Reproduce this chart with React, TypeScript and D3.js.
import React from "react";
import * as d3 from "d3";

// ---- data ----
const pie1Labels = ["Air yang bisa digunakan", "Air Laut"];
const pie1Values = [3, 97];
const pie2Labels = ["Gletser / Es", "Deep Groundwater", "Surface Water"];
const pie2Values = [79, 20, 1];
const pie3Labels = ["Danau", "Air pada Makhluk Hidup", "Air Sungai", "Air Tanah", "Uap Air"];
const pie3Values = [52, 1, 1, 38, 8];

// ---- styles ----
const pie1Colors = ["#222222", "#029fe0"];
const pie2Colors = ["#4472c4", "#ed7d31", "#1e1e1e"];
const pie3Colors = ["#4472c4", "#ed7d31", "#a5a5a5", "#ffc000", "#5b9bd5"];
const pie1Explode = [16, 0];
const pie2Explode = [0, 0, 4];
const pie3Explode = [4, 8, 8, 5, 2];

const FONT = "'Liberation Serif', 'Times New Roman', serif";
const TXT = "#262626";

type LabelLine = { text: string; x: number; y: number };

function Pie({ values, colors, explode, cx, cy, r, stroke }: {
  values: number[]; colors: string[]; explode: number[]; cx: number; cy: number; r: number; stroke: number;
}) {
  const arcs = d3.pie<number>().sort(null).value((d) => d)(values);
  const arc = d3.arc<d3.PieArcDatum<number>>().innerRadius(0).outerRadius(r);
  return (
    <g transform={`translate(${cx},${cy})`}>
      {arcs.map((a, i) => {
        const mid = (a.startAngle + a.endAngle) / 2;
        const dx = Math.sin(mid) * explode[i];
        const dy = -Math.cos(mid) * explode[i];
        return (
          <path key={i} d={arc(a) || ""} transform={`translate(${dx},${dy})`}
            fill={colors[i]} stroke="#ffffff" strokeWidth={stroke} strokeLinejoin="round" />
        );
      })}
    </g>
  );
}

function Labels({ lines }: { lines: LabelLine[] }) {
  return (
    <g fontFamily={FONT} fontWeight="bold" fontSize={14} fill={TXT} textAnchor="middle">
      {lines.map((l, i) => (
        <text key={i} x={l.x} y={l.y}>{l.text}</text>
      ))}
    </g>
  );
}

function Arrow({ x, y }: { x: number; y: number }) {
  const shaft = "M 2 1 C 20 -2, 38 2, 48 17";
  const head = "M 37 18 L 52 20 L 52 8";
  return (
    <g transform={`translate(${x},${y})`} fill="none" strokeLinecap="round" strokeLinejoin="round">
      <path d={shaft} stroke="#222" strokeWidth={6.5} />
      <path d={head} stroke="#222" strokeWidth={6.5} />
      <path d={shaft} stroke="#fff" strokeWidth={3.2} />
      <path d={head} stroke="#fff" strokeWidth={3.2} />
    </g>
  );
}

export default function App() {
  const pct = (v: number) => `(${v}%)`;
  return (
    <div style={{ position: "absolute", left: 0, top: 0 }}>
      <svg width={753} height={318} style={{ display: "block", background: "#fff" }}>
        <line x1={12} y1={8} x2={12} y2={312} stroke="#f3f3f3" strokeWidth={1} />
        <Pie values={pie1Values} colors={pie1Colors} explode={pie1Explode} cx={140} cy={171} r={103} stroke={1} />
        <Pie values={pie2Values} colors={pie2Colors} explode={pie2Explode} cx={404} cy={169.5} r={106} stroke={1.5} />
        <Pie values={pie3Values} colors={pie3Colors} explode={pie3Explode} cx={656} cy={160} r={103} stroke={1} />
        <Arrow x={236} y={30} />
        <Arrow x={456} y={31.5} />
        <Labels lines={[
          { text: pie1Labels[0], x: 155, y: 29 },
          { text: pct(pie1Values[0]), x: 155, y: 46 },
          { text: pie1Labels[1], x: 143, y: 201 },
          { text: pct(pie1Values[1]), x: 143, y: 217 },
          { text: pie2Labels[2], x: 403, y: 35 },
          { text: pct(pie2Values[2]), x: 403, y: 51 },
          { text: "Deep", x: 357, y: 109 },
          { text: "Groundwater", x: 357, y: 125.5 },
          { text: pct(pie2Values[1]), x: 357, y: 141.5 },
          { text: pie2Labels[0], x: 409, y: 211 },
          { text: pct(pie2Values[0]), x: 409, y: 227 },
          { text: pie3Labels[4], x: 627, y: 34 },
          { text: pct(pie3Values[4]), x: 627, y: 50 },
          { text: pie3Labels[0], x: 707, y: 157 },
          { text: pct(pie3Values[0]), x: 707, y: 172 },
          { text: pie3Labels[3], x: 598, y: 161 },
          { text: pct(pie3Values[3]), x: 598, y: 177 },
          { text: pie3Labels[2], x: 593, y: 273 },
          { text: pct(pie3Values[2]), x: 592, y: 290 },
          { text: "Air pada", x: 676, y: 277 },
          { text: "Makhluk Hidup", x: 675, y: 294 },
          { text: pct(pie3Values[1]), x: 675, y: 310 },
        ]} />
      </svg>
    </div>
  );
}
※ ※ ※
** EXERCISE AIM **
Everything from the first line of the data through the line containing "import * as" should be echoed exactly. Add nothing.

** WRITTEN SOLUTION **
Reproduce this chart with React, TypeScript and D3.js.
import React from "react";
import * as d3 from "d3";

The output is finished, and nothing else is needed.